To Clark, the censorship was a clear display of homophobia. “If mine was blocked, then other videos should be blocked too,” she says referring to songs by cisgender hetero artists who also do Brazilian funk, a mixture of gangsta rap, electro-funk and regional rhythms known for its sexually explicit, misogynistic and homophobic lyrics.

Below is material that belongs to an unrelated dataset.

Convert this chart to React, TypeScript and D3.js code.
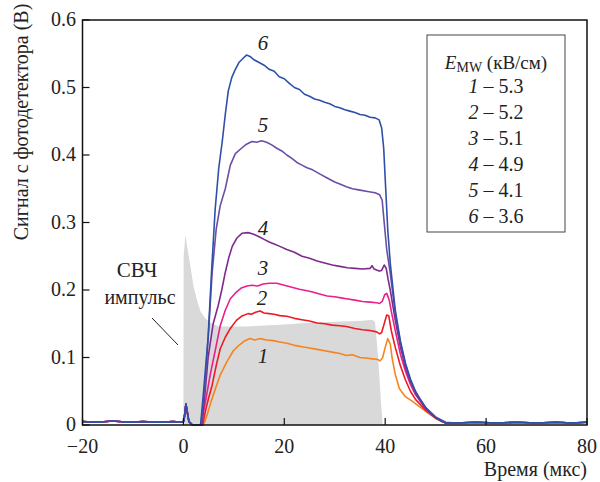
import React from "react";
import * as d3 from "d3";

const W = 600;
const H = 482;
const margin = { top: 20, right: 13, bottom: 57, left: 82.5 };

// shared baseline before the pulse and after the decay
const baselineBefore: [number, number][] = [
  [-20, 0.005], [-17, 0.004], [-14, 0.006], [-11, 0.004], [-8, 0.005],
  [-5, 0.004], [-2, 0.005], [-0.3, 0.004], [0.1, 0.006], [0.5, 0.031],
  [1.1, 0.005], [1.8, 0], [3.3, 0],
];
const baselineAfter: [number, number][] = [
  [54, 0.003], [58, 0.004], [62, 0.003], [66, 0.004], [70, 0.003],
  [74, 0.004], [77, 0.003], [80, 0.004],
];

const curve1: [number, number][] = [
  [4, 0], [4.7, 0.015], [5.5, 0.035], [6.4, 0.055], [7.3, 0.074], [8.5, 0.092],
  [9.9, 0.11], [11, 0.118], [12, 0.124], [13.2, 0.128], [14.2, 0.126], [15.2, 0.128],
  [16.5, 0.126], [17.8, 0.125], [19.1, 0.123], [20.5, 0.121], [22, 0.118], [23.5, 0.116],
  [25, 0.114], [26.5, 0.112], [28, 0.11], [29.5, 0.108], [31, 0.106], [32.3, 0.103],
  [33.5, 0.104], [35, 0.1], [36.5, 0.099], [37.5, 0.098], [38.5, 0.097], [39, 0.095],
  [39.5, 0.1], [40, 0.115], [40.5, 0.128], [41, 0.12], [41.4, 0.098], [42, 0.075],
  [42.8, 0.054], [44, 0.042], [45.4, 0.035], [47, 0.026], [48.1, 0.02], [49, 0.015],
  [50, 0.01], [51, 0.006], [52, 0.003],
];
const curve2: [number, number][] = [
  [3.8, 0], [4.5, 0.025], [5, 0.04], [5.7, 0.059], [6.5, 0.088], [7.3, 0.113],
  [8.3, 0.13], [9.3, 0.143], [10.5, 0.155], [11.5, 0.161], [12.8, 0.165], [13.5, 0.164],
  [14.3, 0.167], [15.2, 0.169], [16, 0.166], [17, 0.165], [18, 0.164], [19.1, 0.162],
  [20.5, 0.161], [22, 0.158], [23.5, 0.156], [25, 0.154], [26.5, 0.151], [28, 0.15],
  [29.5, 0.148], [31, 0.147], [32.3, 0.146], [34, 0.143], [35.5, 0.141], [37, 0.14],
  [38.3, 0.138], [38.9, 0.135], [39.3, 0.137], [39.8, 0.15], [40.3, 0.163], [40.7, 0.162],
  [41.2, 0.14], [42, 0.115], [43, 0.088], [44, 0.067], [45, 0.05], [46, 0.038],
  [48, 0.022], [50, 0.01], [52, 0.003],
];
const curve3: [number, number][] = [
  [3.7, 0], [3.9, 0.015], [4.5, 0.04], [5.3, 0.074], [6.3, 0.11], [7.3, 0.147],
  [8.3, 0.17], [9.3, 0.187], [10.5, 0.197], [11.5, 0.203], [12.6, 0.206], [13.6, 0.207],
  [14.7, 0.206], [15.8, 0.209], [17, 0.21], [18.5, 0.21], [20, 0.207], [21.5, 0.204],
  [23, 0.201], [24.5, 0.199], [25.6, 0.197], [27, 0.194], [28.5, 0.191], [30, 0.19],
  [31.5, 0.188], [32.3, 0.187], [34, 0.185], [35.5, 0.183], [37, 0.182], [38.3, 0.181],
  [38.9, 0.18], [39.4, 0.183], [39.9, 0.193], [40.3, 0.195], [40.8, 0.185], [41.3, 0.165],
  [42, 0.14], [43, 0.105], [44, 0.08], [45, 0.06], [46, 0.045], [48, 0.024],
  [50, 0.011], [52, 0.003],
];
const curve4: [number, number][] = [
  [3.6, 0], [4.2, 0.04], [4.9, 0.1], [5.9, 0.15], [6.9, 0.177], [7.6, 0.2],
  [8.3, 0.226], [9, 0.248], [9.7, 0.265], [10.6, 0.277], [11.6, 0.284], [12.8, 0.285],
  [13.8, 0.283], [15, 0.279], [16, 0.275], [17, 0.271], [18, 0.268], [19, 0.265],
  [20.5, 0.26], [22, 0.256], [23.5, 0.25], [25, 0.247], [26.5, 0.243], [28, 0.24],
  [29.5, 0.237], [31, 0.235], [32.5, 0.233], [34, 0.232], [35.5, 0.231], [37, 0.232],
  [37.4, 0.236], [37.8, 0.231], [38.8, 0.228], [39.3, 0.229], [39.8, 0.237], [40.2, 0.232],
  [40.6, 0.215], [41, 0.2], [42, 0.155], [43, 0.116], [44, 0.086], [45, 0.064],
  [46, 0.047], [48, 0.025], [50, 0.011], [52, 0.003],
];
const curve5: [number, number][] = [
  [3.5, 0], [4.3, 0.06], [5, 0.14], [5.7, 0.226], [6.5, 0.29], [7.3, 0.325],
  [8.3, 0.35], [9.3, 0.385], [10.3, 0.402], [11.5, 0.41], [12.5, 0.416], [13.6, 0.42],
  [14.5, 0.419], [15.5, 0.421], [16.5, 0.419], [17.5, 0.415], [18.5, 0.41], [19.5, 0.406],
  [20.5, 0.4], [21.5, 0.395], [22.5, 0.389], [23.5, 0.385], [24.5, 0.381], [25.6, 0.378],
  [27, 0.372], [28.5, 0.366], [30, 0.36], [31, 0.357], [32.3, 0.353], [33.5, 0.35],
  [35, 0.348], [36.5, 0.346], [38, 0.344], [38.9, 0.341], [39.4, 0.333], [39.8, 0.3],
  [40.3, 0.26], [41, 0.225], [42, 0.165], [43, 0.122], [44, 0.09], [45, 0.066],
  [46, 0.049], [48, 0.026], [50, 0.012], [52, 0.004],
];
const curve6: [number, number][] = [
  [3.4, 0], [4, 0.05], [4.9, 0.13], [5.6, 0.23], [6.3, 0.32], [7, 0.38],
  [7.7, 0.42], [8.3, 0.46], [8.9, 0.495], [9.6, 0.515], [10.3, 0.527], [11, 0.537],
  [11.8, 0.543], [12.5, 0.548], [13.2, 0.546], [14, 0.541], [15, 0.537], [16, 0.533],
  [17, 0.527], [18, 0.524], [19, 0.516], [20, 0.513], [21, 0.506], [22, 0.5],
  [23, 0.497], [24, 0.49], [25, 0.487], [26, 0.483], [27, 0.481], [28, 0.478],
  [29, 0.476], [30, 0.472], [31, 0.47], [32, 0.467], [33, 0.465], [34, 0.463],
  [35, 0.46], [36, 0.459], [37, 0.456], [38, 0.455], [38.8, 0.452], [39.3, 0.44],
  [39.7, 0.41], [40.1, 0.35], [40.5, 0.29], [41, 0.24], [42, 0.17], [43, 0.125],
  [44, 0.092], [45, 0.068], [46, 0.05], [47, 0.037], [48, 0.026], [49, 0.017],
  [50, 0.011], [51, 0.006], [52, 0.003],
];

// microwave pulse envelope (grey area)
const pulse: [number, number][] = [
  [0, 0], [0.05, 0.25], [0.4, 0.282], [0.8, 0.262], [1.4, 0.235], [2, 0.206],
  [2.7, 0.185], [3.4, 0.168], [4.3, 0.158], [5.3, 0.152], [7, 0.146], [12.8, 0.146],
  [20, 0.149], [25.6, 0.152], [30, 0.153], [35, 0.154], [37.5, 0.156], [38, 0.152],
  [38.6, 0.1], [39.2, 0.03], [39.5, 0],
];

const seriesNames = ["1", "2", "3", "4", "5", "6"];
const seriesColors = ["#f5841f", "#ec1c24", "#ec1f8c", "#7d2b8b", "#6b4ea3", "#2e50a8"];
const seriesData = [curve1, curve2, curve3, curve4, curve5, curve6];
const fieldValues = ["5.3", "5.2", "5.1", "4.9", "4.1", "3.6"];
// where the curve numbers sit: [time, signal]
const labelPos: [number, number][] = [
  [15.8, 0.092], [15.6, 0.178], [15.8, 0.222], [15.8, 0.282], [15.8, 0.434], [15.8, 0.555],
];

const xTicks = [-20, 0, 20, 40, 60, 80];
const yTicks = [0, 0.1, 0.2, 0.3, 0.4, 0.5, 0.6];

const serif = { fontFamily: '"Liberation Serif", "DejaVu Serif", serif' };

export default function App() {
  const x = d3.scaleLinear().domain([-20, 80]).range([margin.left, W - margin.right]);
  const y = d3.scaleLinear().domain([0, 0.6]).range([H - margin.bottom, margin.top]);
  const line = d3
    .line<[number, number]>()
    .x((d) => x(d[0]))
    .y((d) => y(d[1]));
  const area = d3
    .area<[number, number]>()
    .x((d) => x(d[0]))
    .y0(y(0))
    .y1((d) => y(d[1]));

  const x0 = x(-20);
  const x1 = x(80);
  const y0 = y(0);
  const y1 = y(0.6);

  const legX = 427;
  const legY = 35;

  return (
    <svg
      width={W}
      height={H}
      style={{ position: "absolute", left: 0, top: 0, background: "#fff" }}
    >
      <path d={area(pulse) ?? ""} fill="#d9d9d9" />
      {seriesData.map((s, i) => (
        <path
          key={i}
          d={line([...baselineBefore, ...s, ...baselineAfter]) ?? ""}
          fill="none"
          stroke={seriesColors[i]}
          strokeWidth={1.6}
          strokeLinejoin="round"
        />
      ))}

      {/* curve numbers */}
      {seriesNames.map((n, i) => (
        <text
          key={n}
          x={x(labelPos[i][0])}
          y={y(labelPos[i][1])}
          fontSize={21}
          fontStyle="italic"
          textAnchor="middle"
          fill="#222"
          style={serif}
        >
          {n}
        </text>
      ))}

      {/* СВЧ pulse annotation */}
      <text x={137} y={277} fontSize={21} textAnchor="middle" fill="#222" style={serif}>
        СВЧ
      </text>
      <text x={140} y={304} fontSize={20} textAnchor="middle" fill="#222" style={serif}>
        импульс
      </text>
      <line x1={152} y1={318} x2={178} y2={345} stroke="#222" strokeWidth={1} />

      {/* frame */}
      <rect x={x0} y={y1} width={x1 - x0} height={y0 - y1} fill="none" stroke="#111" strokeWidth={1.5} />

      {/* ticks */}
      {xTicks.map((t) => (
        <g key={t}>
          <line x1={x(t)} x2={x(t)} y1={y0} y2={y0 - 7} stroke="#111" strokeWidth={1.2} />
          <text x={x(t)} y={453} fontSize={20} textAnchor="middle" fill="#222" style={serif}>
            {t < 0 ? "\u2212" + Math.abs(t) : t}
          </text>
        </g>
      ))}
      {yTicks.map((t) => (
        <g key={t}>
          <line x1={x0} x2={x0 + 7} y1={y(t)} y2={y(t)} stroke="#111" strokeWidth={1.2} />
          <text x={76} y={y(t) + 6} fontSize={20} textAnchor="end" fill="#222" style={serif}>
            {t === 0 ? "0" : t.toFixed(1)}
          </text>
        </g>
      ))}

      {/* axis titles */}
      <text x={587} y={476} fontSize={20} textAnchor="end" fill="#222" style={serif}>
        Время (мкс)
      </text>
      <text
        transform="translate(28,122) rotate(-90)"
        fontSize={20}
        textAnchor="middle"
        fill="#222"
        style={serif}
      >
        Сигнал с фотодетектора (В)
      </text>

      {/* legend */}
      <rect x={legX} y={legY} width={138} height={197} fill="#fff" stroke="#444" strokeWidth={1} />
      <text x={496} y={69} fontSize={19} textAnchor="middle" fill="#222" style={serif}>
        <tspan fontStyle="italic">E</tspan>
        <tspan fontSize={14} dy={3}>MW</tspan>
        <tspan dy={-3}> (кВ/см)</tspan>
      </text>
      {seriesNames.map((n, i) => (
        <text key={n} x={496} y={93 + i * 26} fontSize={20} textAnchor="middle" fill="#222" style={serif}>
          <tspan fontStyle="italic">{n}</tspan>
          <tspan>{" \u2013 " + fieldValues[i]}</tspan>
        </text>
      ))}
    </svg>
  );
}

The power of the Brazilian genderfuck performer goes beyond YouTube and music streaming services. Linn Da Quebrada is a transgender multimedia artist who does “experimental afro-funk” music, and who’s currently performing on a seven-city tour throughout Europe. Raised by a strict Jehovah’s Witness mother, she experienced anti-queer sentiment from a very young age, but her work helped her through it. Today she’s an important trans activist in Brazil who uses her “aesthetics as radical aesthetic experimentation” to promote dialogue through her music. “One of the great potentials of art is to create, using myself, my existence, my relationships.”
A documentary about her life entitled Bixa Travesty premiered at the Berlin International Film Festival this month, and last year she was featured in another documentary, Meu Corpo é Político, which examines the trans experience as it follows the lives of four activists in São Paulo.
One Facebook fan defines Da Quebrada as a “gender terrorist, who uses her body as politics, and her life as art,” which she agrees with. As a trans woman of color, she suffers with transphobia and racism — especially when “I am not Linn da Quebrada, and just a dark-colored and perverted body.”
With their revolutionary work, camp sensibility and fierce drag aesthetic, this new generation of artists are using their unprecedented visibility to confront Brazil’s deep-rooted machismo. “We are making a tiny dent in the history of music in Brazil and that is really cool,” says Lovi. “[I want] our music to be a lot more revolutionary than what it is.”